++++ Excerpted data ++++

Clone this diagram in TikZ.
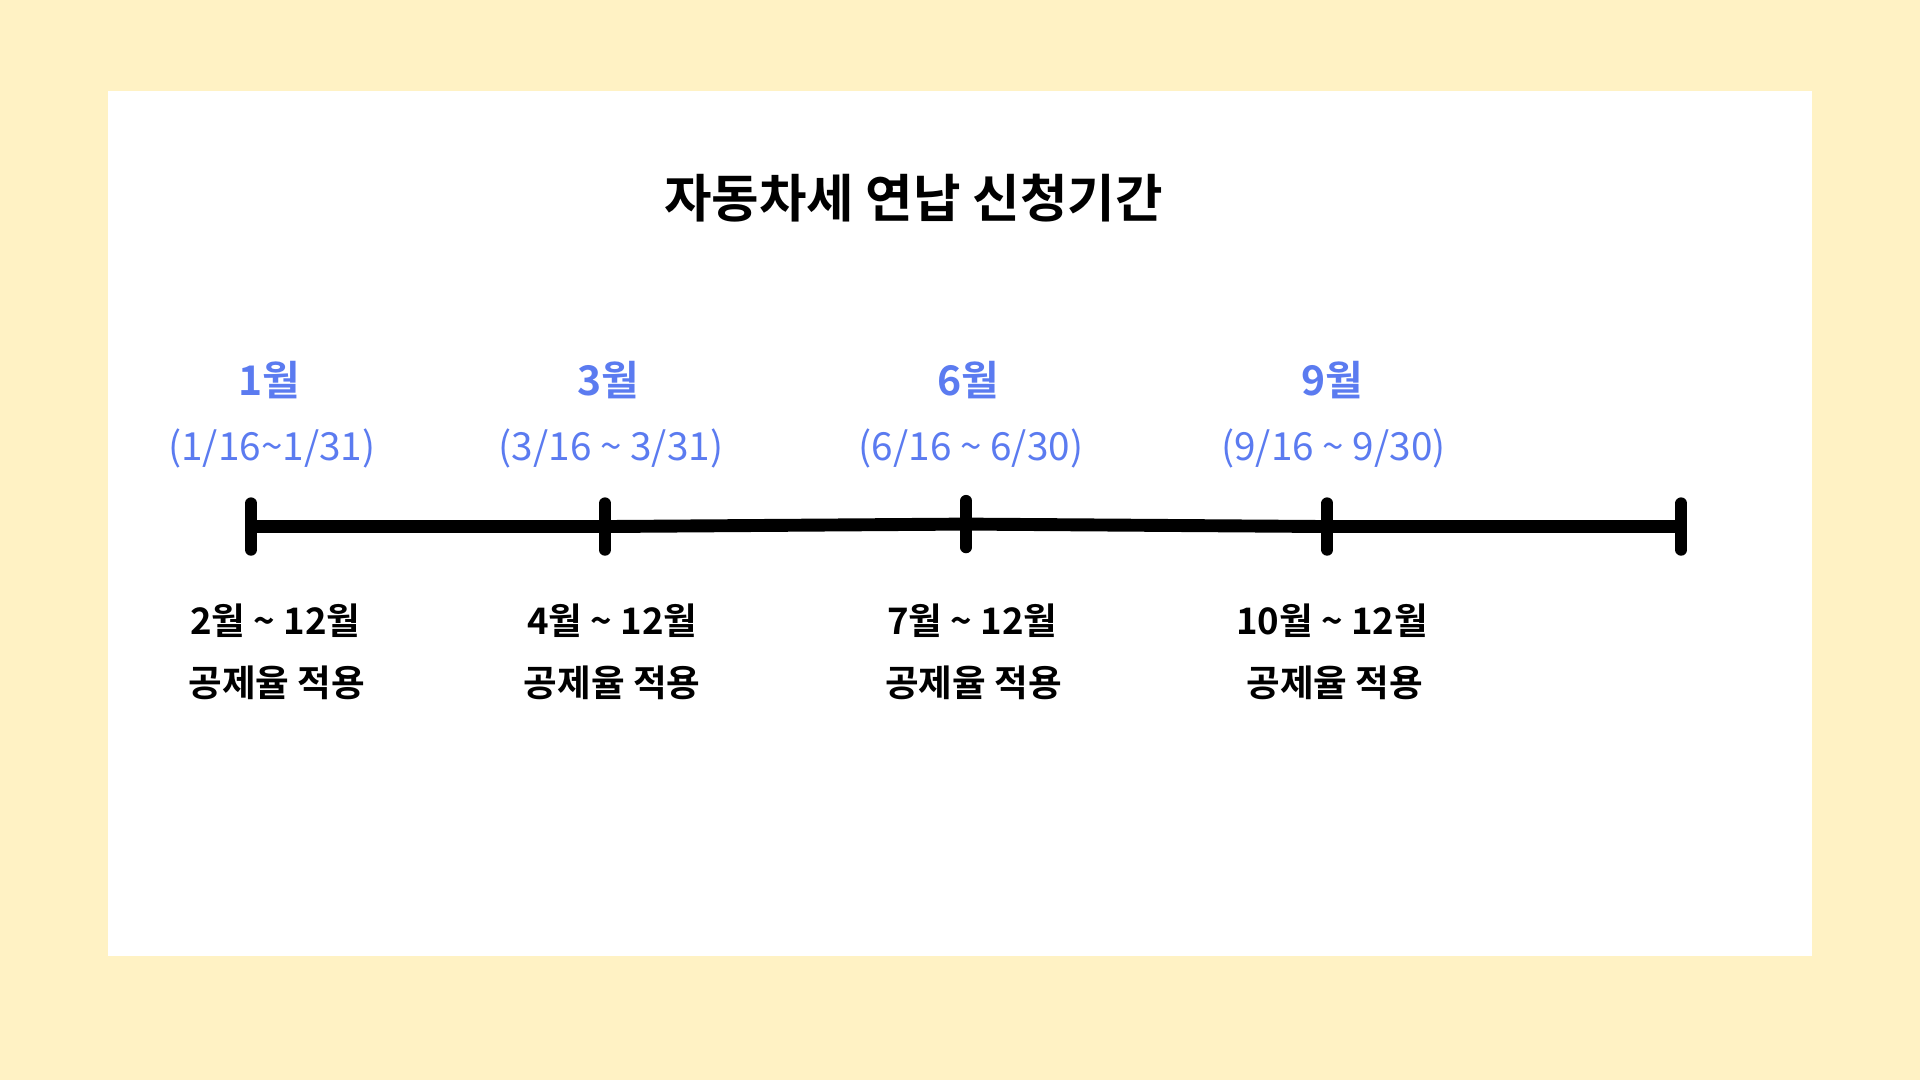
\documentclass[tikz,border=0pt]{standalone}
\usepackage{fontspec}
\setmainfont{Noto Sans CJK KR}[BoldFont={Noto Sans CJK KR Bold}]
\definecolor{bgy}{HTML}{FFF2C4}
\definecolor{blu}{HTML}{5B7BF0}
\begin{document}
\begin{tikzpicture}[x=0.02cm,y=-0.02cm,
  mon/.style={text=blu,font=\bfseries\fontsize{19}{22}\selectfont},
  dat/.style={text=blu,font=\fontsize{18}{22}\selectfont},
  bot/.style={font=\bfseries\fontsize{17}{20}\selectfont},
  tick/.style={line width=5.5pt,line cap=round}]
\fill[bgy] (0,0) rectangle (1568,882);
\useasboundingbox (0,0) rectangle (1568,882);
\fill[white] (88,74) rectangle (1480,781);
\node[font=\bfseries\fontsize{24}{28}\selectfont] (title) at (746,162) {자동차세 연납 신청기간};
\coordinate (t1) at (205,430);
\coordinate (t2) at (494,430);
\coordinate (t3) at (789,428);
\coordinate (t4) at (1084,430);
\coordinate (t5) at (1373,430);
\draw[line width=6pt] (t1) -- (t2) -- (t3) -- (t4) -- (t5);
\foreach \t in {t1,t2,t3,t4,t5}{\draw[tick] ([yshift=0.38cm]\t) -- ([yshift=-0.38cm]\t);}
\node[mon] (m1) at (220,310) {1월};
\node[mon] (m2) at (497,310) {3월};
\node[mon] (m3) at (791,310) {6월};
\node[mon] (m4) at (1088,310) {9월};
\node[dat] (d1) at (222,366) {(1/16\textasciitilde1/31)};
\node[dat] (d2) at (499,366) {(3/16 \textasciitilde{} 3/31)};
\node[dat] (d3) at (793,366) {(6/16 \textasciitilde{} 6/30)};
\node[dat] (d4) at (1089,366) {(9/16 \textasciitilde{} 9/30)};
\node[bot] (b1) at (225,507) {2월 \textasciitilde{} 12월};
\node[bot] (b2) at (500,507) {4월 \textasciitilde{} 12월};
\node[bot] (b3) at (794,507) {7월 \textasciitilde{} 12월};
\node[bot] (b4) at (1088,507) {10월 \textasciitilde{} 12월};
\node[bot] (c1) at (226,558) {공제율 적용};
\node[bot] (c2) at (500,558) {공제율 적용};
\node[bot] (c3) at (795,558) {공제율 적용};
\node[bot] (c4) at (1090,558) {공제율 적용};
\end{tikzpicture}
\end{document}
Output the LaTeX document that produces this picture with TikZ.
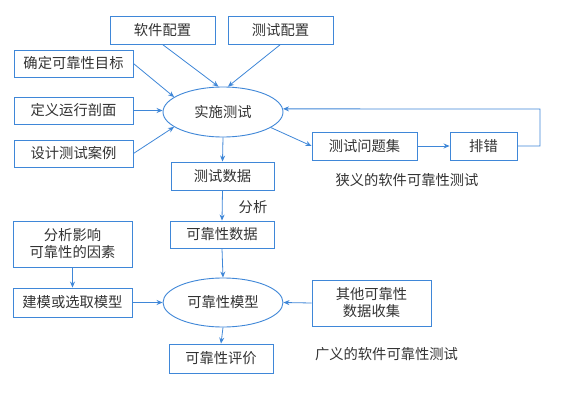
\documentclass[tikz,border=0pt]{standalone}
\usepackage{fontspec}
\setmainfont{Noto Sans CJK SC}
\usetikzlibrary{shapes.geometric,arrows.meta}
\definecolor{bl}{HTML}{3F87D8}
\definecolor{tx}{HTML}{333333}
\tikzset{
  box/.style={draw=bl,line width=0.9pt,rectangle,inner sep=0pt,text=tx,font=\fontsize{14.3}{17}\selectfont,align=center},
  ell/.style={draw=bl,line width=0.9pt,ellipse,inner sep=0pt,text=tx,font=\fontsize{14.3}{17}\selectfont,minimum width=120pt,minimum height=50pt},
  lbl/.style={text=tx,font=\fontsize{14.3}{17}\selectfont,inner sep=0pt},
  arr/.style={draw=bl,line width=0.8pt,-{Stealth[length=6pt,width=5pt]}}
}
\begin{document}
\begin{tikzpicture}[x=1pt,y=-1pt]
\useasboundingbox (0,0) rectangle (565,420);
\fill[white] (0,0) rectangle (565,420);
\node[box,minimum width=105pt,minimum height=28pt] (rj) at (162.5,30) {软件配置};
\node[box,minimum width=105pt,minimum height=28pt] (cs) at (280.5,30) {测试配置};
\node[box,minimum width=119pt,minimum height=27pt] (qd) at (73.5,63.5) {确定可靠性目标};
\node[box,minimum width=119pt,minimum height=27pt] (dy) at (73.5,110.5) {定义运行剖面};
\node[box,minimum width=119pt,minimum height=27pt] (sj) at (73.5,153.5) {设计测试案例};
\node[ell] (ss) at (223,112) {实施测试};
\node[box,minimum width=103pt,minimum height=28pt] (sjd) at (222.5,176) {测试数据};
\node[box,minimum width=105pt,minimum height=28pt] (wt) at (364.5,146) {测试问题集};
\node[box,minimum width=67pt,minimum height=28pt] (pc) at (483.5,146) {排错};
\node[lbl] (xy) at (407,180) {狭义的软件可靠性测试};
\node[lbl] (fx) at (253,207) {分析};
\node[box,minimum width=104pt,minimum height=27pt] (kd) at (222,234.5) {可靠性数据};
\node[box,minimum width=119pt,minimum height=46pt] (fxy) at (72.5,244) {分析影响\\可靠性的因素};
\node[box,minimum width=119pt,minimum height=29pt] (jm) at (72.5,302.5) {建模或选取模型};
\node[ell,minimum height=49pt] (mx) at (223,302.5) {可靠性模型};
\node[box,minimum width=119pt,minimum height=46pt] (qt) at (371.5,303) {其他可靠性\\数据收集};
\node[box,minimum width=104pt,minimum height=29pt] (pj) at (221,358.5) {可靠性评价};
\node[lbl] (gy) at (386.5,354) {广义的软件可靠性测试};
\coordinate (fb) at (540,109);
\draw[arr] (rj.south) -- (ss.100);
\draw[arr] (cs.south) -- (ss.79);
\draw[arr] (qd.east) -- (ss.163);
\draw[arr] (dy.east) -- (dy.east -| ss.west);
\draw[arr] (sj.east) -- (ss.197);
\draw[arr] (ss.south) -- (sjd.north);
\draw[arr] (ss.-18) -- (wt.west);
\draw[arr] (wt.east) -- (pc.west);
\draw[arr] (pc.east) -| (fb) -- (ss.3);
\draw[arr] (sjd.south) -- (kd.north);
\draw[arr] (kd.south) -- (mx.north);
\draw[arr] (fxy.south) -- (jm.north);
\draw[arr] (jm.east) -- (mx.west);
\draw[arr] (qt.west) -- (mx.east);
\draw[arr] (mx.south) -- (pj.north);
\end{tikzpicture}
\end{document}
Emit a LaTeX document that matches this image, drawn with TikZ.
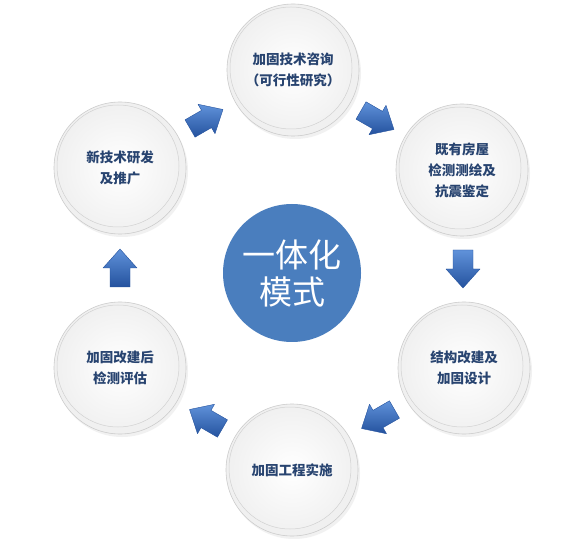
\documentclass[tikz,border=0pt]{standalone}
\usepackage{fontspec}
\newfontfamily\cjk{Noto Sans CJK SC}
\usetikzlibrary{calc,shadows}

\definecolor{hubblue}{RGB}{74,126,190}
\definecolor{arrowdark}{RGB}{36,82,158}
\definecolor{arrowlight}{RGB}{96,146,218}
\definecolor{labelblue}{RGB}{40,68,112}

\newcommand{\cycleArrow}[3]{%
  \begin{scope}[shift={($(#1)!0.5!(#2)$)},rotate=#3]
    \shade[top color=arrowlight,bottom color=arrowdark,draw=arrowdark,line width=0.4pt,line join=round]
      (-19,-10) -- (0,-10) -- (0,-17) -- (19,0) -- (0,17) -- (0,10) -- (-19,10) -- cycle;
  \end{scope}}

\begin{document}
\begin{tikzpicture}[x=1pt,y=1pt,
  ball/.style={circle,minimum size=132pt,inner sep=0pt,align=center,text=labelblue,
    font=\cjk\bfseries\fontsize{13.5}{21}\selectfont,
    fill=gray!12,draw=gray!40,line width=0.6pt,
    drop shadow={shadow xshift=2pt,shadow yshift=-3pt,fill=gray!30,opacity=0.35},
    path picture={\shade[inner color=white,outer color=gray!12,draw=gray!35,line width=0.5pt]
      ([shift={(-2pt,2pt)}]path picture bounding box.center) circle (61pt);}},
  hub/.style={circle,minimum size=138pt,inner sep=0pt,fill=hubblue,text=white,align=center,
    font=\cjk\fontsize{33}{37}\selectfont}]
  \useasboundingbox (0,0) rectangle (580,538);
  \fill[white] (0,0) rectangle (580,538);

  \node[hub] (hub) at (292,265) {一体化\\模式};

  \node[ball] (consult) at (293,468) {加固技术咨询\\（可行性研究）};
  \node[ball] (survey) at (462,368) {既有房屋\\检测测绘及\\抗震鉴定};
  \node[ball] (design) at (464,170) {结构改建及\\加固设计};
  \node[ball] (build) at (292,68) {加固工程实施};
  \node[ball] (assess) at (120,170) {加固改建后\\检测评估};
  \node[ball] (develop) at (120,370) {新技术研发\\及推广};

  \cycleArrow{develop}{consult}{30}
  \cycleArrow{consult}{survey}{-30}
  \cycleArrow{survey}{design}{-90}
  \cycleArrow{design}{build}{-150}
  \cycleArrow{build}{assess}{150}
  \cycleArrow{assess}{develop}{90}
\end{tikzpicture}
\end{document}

++++

**What you need to do:** Find each line with the string "LaTeX" and copy it out.

**Task solution:**
Output the LaTeX document that produces this picture with TikZ.
Emit a LaTeX document that matches this image, drawn with TikZ.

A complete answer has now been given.